Designing for sustainability can also involve considerations such as reducing the weight of cast parts, which can decrease energy consumption during transportation. Lighter parts require less fuel to move, contributing to a lower carbon footprint throughout the product’s entire lifecycle.
5. Social Responsibility and Ethical Practices
Sustainability is not just about the environment; it also includes social responsibility and ethical manufacturing practices. Die casting companies are increasingly adopting ethical sourcing of materials, ensuring that the metals used in the casting process come from responsible suppliers who adhere to fair labor practices and environmentally sound extraction methods.
Additionally, manufacturers are focusing on creating safer and more sustainable working conditions for employees. This includes reducing the exposure to hazardous substances, improving workplace safety, and providing training on environmentally friendly practices.
Conclusion: A Sustainable Future for Die Casting
Sustainability is becoming an integral part of the die casting industry as manufacturers look to reduce their environmental footprint, minimize waste, and improve energy efficiency. By embracing renewable energy, improving waste reduction practices, recycling materials, and designing more sustainable products, the die casting industry is making significant strides toward a greener future.

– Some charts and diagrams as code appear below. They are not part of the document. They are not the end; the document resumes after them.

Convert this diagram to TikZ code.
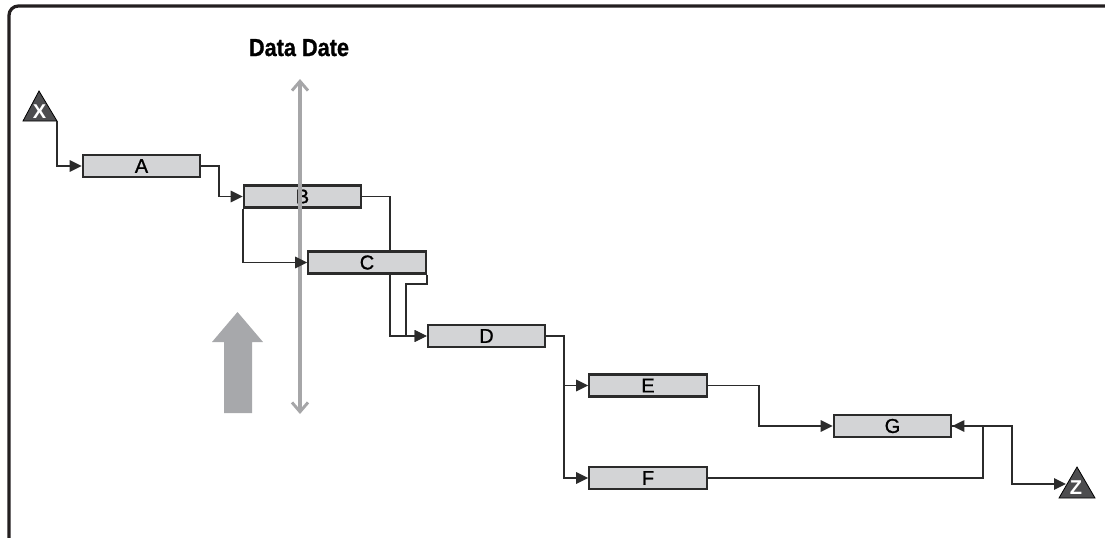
\documentclass[tikz,border=0pt]{standalone}
\usepackage{fontspec}
\setmainfont{Liberation Sans}
\usetikzlibrary{arrows.meta,backgrounds}
\definecolor{boxfill}{HTML}{D3D4D6}
\definecolor{boxline}{HTML}{2B2B2B}
\definecolor{ddgray}{HTML}{A6A6A8}
\definecolor{bigarrowgray}{HTML}{A7A8AB}
\definecolor{trifill}{HTML}{4D4D4F}
\definecolor{framecol}{HTML}{231F20}
\begin{document}
\begin{tikzpicture}[x=0.75pt,y=-0.75pt,
  actbox/.style={draw=boxline,fill=boxfill,line width=1.7pt,minimum width=88pt,minimum height=16.5pt,inner sep=0pt,font=\fontsize{15}{15}\selectfont\addfontfeature{FakeBold=1}},
  conn/.style={draw=boxline,line width=1.35pt,-{Triangle[length=9pt,width=8.5pt]}},
  tri/.style={draw=black,fill=trifill,line width=0.6pt},
  trilabel/.style={text=white,font=\fontsize{15}{15}\selectfont\bfseries,inner sep=0pt},
  ddline/.style={draw=ddgray,line width=2.6pt,{Straight Barb[length=7pt,width=12pt,line width=2.2pt]}-{Straight Barb[length=7pt,width=12pt,line width=2.2pt]}}
]
\useasboundingbox (0,0) rectangle (1105,537);
% frame
\draw[framecol,line width=2.4pt,rounded corners=7pt] (9,540) -- (9,6) -- (1108,6);

% start and end triangles
\draw[tri] (23,121) -- (39,91) -- (57,121) -- cycle;
\node[trilabel] (X) at (39.5,112) {X};
\coordinate (Xout) at (57,121);
\draw[tri] (1059,498) -- (1077,467) -- (1095,498) -- cycle;
\node[trilabel] (Z) at (1076,488) {Z};
\coordinate (Zin) at (1066,484);

% activities
\node[actbox] (A) at (141.5,166) {A};
\node[actbox] (B) at (302.5,196.5) {B};
\node[actbox] (C) at (367,262.5) {C};
\node[actbox] (D) at (486.5,336) {D};
\node[actbox] (E) at (648,385.5) {E};
\node[actbox] (F) at (648,478) {F};
\node[actbox] (G) at (892.5,426) {G};

% routing coordinates
\coordinate (BD) at (390,300);
\coordinate (CD) at (406,310);
\coordinate (DEF) at (564,420);
\coordinate (EG) at (759,400);
\coordinate (FG) at (983,450);
\coordinate (GZ) at (1012,450);

\begin{scope}[on background layer]
\draw[conn] (B.east) -| (BD) |- (D.west);
\end{scope}

% data date
\coordinate (DDtop) at (300,79);
\coordinate (DDbot) at (300,414);
\draw[ddline] (DDtop) -- (DDbot);
\node[anchor=base,inner sep=0pt,font=\fontsize{18.5}{18.5}\selectfont\bfseries\addfontfeature{FakeBold=1},xscale=0.88] (DD) at (299,56) {Data Date};

\draw[conn] (Xout) |- (A.west);
\draw[conn] (A.east) -- ++(18,0) |- (B.west);
\draw[conn] (B.south west) |- (C.west);
\draw[conn] (C.south east) -- ++(0,9) -| (CD) |- (D.west);
\draw[conn] (D.east) -| (DEF) |- (E.west);
\draw[conn] (D.east) -| (DEF) |- (F.west);
\draw[conn] (E.east) -| (EG) |- (G.west);
\draw[conn] (F.east) -| (FG) |- (G.east);
\draw[conn] (G.east) -| (GZ) |- (Zin);

% big gray arrow
\fill[bigarrowgray] (224,413) -- (224,342) -- (212,342) -- (237.5,312) -- (263,342) -- (252,342) -- (252,413) -- cycle;
\end{tikzpicture}
\end{document}
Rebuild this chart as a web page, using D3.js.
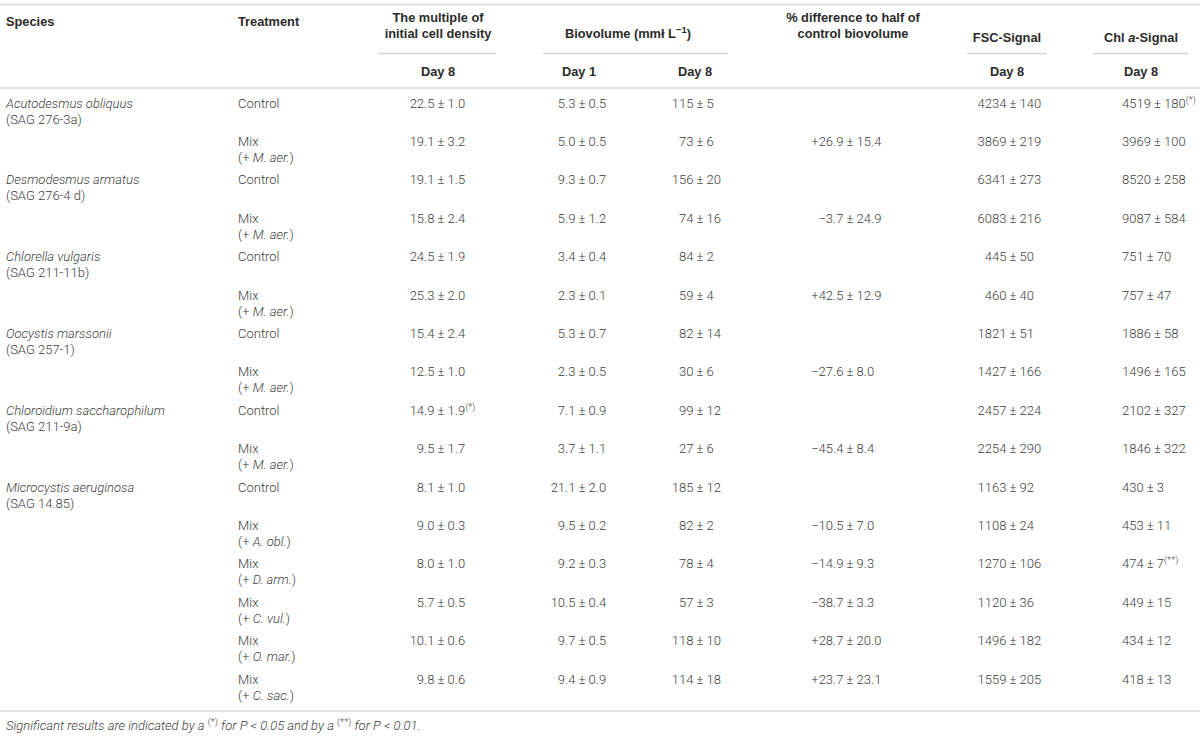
<!DOCTYPE html>
<html lang="en">
<head>
<meta charset="UTF-8">
<title>Table</title>
<style>
    body { margin: 0; background: #fff; }
    svg text { font-family: "Roboto", "Liberation Sans", sans-serif; font-size: 13px; }
    .body { fill: #404040; font-weight: 300; }
    .head { fill: #2b2b2b; font-weight: bold; font-family: "Liberation Sans", Arial, sans-serif; font-size: 12.8px; }
    .rule { stroke: #d9d9d9; stroke-width: 1.5px; }
    .subrule { stroke: #d4d4d4; stroke-width: 1.5px; }
</style>
</head>
<body>
<div id="table"></div>
<script src="https://cdn.jsdelivr.net/npm/d3@7/dist/d3.min.js"></script>
<script>
    var width = 1200, height = 738;

    // species blocks
    var speciesNames = ["Acutodesmus obliquus", "Desmodesmus armatus", "Chlorella vulgaris",
        "Oocystis marssonii", "Chloroidium saccharophilum", "Microcystis aeruginosa"];
    var strains = ["(SAG 276-3a)", "(SAG 276-4 d)", "(SAG 211-11b)", "(SAG 257-1)", "(SAG 211-9a)", "(SAG 14.85)"];

    // one entry per table row
    var rowSpecies = [0, 0, 1, 1, 2, 2, 3, 3, 4, 4, 5, 5, 5, 5, 5, 5];
    var partners = ["", "M. aer.", "", "M. aer.", "", "M. aer.", "", "M. aer.", "", "M. aer.",
        "", "A. obl.", "D. arm.", "C. vul.", "O. mar.", "C. sac."];

    var multiple = ["22.5 ± 1.0", "19.1 ± 3.2", "19.1 ± 1.5", "15.8 ± 2.4", "24.5 ± 1.9", "25.3 ± 2.0",
        "15.4 ± 2.4", "12.5 ± 1.0", "14.9 ± 1.9", "9.5 ± 1.7", "8.1 ± 1.0", "9.0 ± 0.3",
        "8.0 ± 1.0", "5.7 ± 0.5", "10.1 ± 0.6", "9.8 ± 0.6"];
    var multipleSig = ["", "", "", "", "", "", "", "", "(*)", "", "", "", "", "", "", ""];
    var bioDay1 = ["5.3 ± 0.5", "5.0 ± 0.5", "9.3 ± 0.7", "5.9 ± 1.2", "3.4 ± 0.4", "2.3 ± 0.1",
        "5.3 ± 0.7", "2.3 ± 0.5", "7.1 ± 0.9", "3.7 ± 1.1", "21.1 ± 2.0", "9.5 ± 0.2",
        "9.2 ± 0.3", "10.5 ± 0.4", "9.7 ± 0.5", "9.4 ± 0.9"];
    var bioDay8 = ["115 ± 5", "73 ± 6", "156 ± 20", "74 ± 16", "84 ± 2", "59 ± 4", "82 ± 14", "30 ± 6",
        "99 ± 12", "27 ± 6", "185 ± 12", "82 ± 2", "78 ± 4", "57 ± 3", "118 ± 10", "114 ± 18"];
    var pctDiff = ["", "+26.9 ± 15.4", "", "\u22123.7 ± 24.9", "", "+42.5 ± 12.9", "", "\u221227.6 ± 8.0",
        "", "\u221245.4 ± 8.4", "", "\u221210.5 ± 7.0", "\u221214.9 ± 9.3", "\u221238.7 ± 3.3",
        "+28.7 ± 20.0", "+23.7 ± 23.1"];
    var fsc = ["4234 ± 140", "3869 ± 219", "6341 ± 273", "6083 ± 216", "445 ± 50", "460 ± 40",
        "1821 ± 51", "1427 ± 166", "2457 ± 224", "2254 ± 290", "1163 ± 92", "1108 ± 24",
        "1270 ± 106", "1120 ± 36", "1496 ± 182", "1559 ± 205"];
    var chl = ["4519 ± 180", "3969 ± 100", "8520 ± 258", "9087 ± 584", "751 ± 70", "757 ± 47",
        "1886 ± 58", "1496 ± 165", "2102 ± 327", "1846 ± 322", "430 ± 3", "453 ± 11",
        "474 ± 7", "449 ± 15", "434 ± 12", "418 ± 13"];
    var chlSig = ["(*)", "", "", "", "", "", "", "", "", "", "", "", "(**)", "", "", ""];

    var svg = d3.select("#table").append("svg")
        .attr("width", width)
        .attr("height", height);

    // row positions (baseline of first text line of each row)
    var y = d3.scaleLinear().domain([0, rowSpecies.length - 1]).range([107.5, 683.5]);
    var lineGap = 16;

    var col = {species: 6, treat: 238};
    // value columns: "pm" = lined up on the ± sign, "start" = left edge
    var valueCols = [
        {vals: multiple, sig: multipleSig, mode: "pm", x: 441},
        {vals: bioDay1, mode: "pm", x: 582},
        {vals: bioDay8, mode: "pm", x: 700},
        {vals: pctDiff, mode: "pm", x: 850},
        {vals: fsc, mode: "pm", x: 1013},
        {vals: chl, sig: chlSig, mode: "start", x: 1122}
    ];

    // write a line made of pieces: [text, "i" | "sup" | ""]
    function rich(sel, x, yy, anchor, cls, parts) {
        var t = sel.append("text")
            .attr("class", cls)
            .attr("x", x)
            .attr("y", yy)
            .attr("text-anchor", anchor);
        var shift = 0;
        parts.forEach(function (p) {
            if (!p[0]) return;
            var s = t.append("tspan").text(p[0]);
            if (p[1] == "i") s.style("font-style", "italic");
            if (p[1] == "sup") {
                s.attr("dy", -5).style("font-size", "9.5px");
                shift = 5;
            } else if (shift) {
                s.attr("dy", shift);
                shift = 0;
            }
        });
        return t;
    }

    // rules
    var rules = [[0, 1200, 4.5], [0, 1200, 88], [0, 1200, 711]];
    svg.selectAll(".rule").data(rules).enter().append("line")
        .attr("class", "rule")
        .attr("x1", function (d) { return d[0]; })
        .attr("x2", function (d) { return d[1]; })
        .attr("y1", function (d) { return d[2]; })
        .attr("y2", function (d) { return d[2]; });

    var subrules = [[378, 496], [543, 728], [967, 1047], [1093, 1188]];
    svg.selectAll(".subrule").data(subrules).enter().append("line")
        .attr("class", "subrule")
        .attr("x1", function (d) { return d[0]; })
        .attr("x2", function (d) { return d[1]; })
        .attr("y1", 53.5)
        .attr("y2", 53.5);

    // header
    var head = svg.append("g");
    rich(head, col.species, 25.5, "start", "head", [["Species", ""]]);
    rich(head, col.treat, 25.5, "start", "head", [["Treatment", ""]]);
    rich(head, 438, 21.5, "middle", "head", [["The multiple of", ""]]);
    rich(head, 438, 37.5, "middle", "head", [["initial cell density", ""]]);
    rich(head, 628, 37.5, "middle", "head", [["Biovolume (mm\u0142 L", ""], ["\u22121", "sup"], [")", ""]]);
    rich(head, 853, 21.5, "middle", "head", [["% difference to half of", ""]]);
    rich(head, 853, 37.5, "middle", "head", [["control biovolume", ""]]);
    rich(head, 1007, 41.5, "middle", "head", [["FSC-Signal", ""]]);
    rich(head, 1141, 41.5, "middle", "head", [["Chl ", ""], ["a", "i"], ["-Signal", ""]]);
    var dayLabels = ["Day 8", "Day 1", "Day 8", "Day 8", "Day 8"];
    [438, 579, 695, 1007, 1141].forEach(function (x, i) {
        rich(head, x, 75.5, "middle", "head", [[dayLabels[i], ""]]);
    });

    // body rows
    var rows = svg.append("g").selectAll(".row")
        .data(rowSpecies)
        .enter().append("g")
        .attr("class", "row");

    rows.each(function (s, i) {
        var g = d3.select(this), yy = y(i);
        if (i == 0 || rowSpecies[i - 1] != s) {
            rich(g, col.species, yy, "start", "body", [[speciesNames[s], "i"]]);
            rich(g, col.species, yy + lineGap, "start", "body", [[strains[s], ""]]);
        }
        if (partners[i] == "") {
            rich(g, col.treat, yy, "start", "body", [["Control", ""]]);
        } else {
            rich(g, col.treat, yy, "start", "body", [["Mix", ""]]);
            rich(g, col.treat, yy + lineGap, "start", "body", [["(+ ", ""], [partners[i], "i"], [")", ""]]);
        }
        valueCols.forEach(function (c) {
            var v = c.vals[i];
            if (!v) return;
            var t = rich(g, c.x, yy, "start", "body", [[v, ""], [c.sig ? c.sig[i] : "", "sup"]]);
            if (c.mode == "pm") {
                // shift so the centre of ± sits on c.x
                var node = t.node(), k = v.indexOf("±");
                var before = node.getSubStringLength(0, k),
                    pmW = node.getSubStringLength(k, 1);
                t.attr("x", c.x - before - pmW / 2);
            }
        });
    });

    // footnote
    rich(svg, 6, 730, "start", "body", [["Significant results are indicated by a ", "i"], ["(*)", "sup"],
        [" for P < 0.05 and by a ", "i"], ["(**)", "sup"], [" for P < 0.01.", "i"]]);
</script>
</body>
</html>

As consumer demand for eco-friendly products continues to rise, the pressure for manufacturers to adopt sustainable practices will only grow. Companies that invest in sustainable die casting practices will not only help protect the environment but also stand to gain a competitive edge in an increasingly eco-conscious market. By balancing the needs of production with the imperatives of sustainability, die casting can continue to be a vital part of modern manufacturing while minimizing its impact on the planet.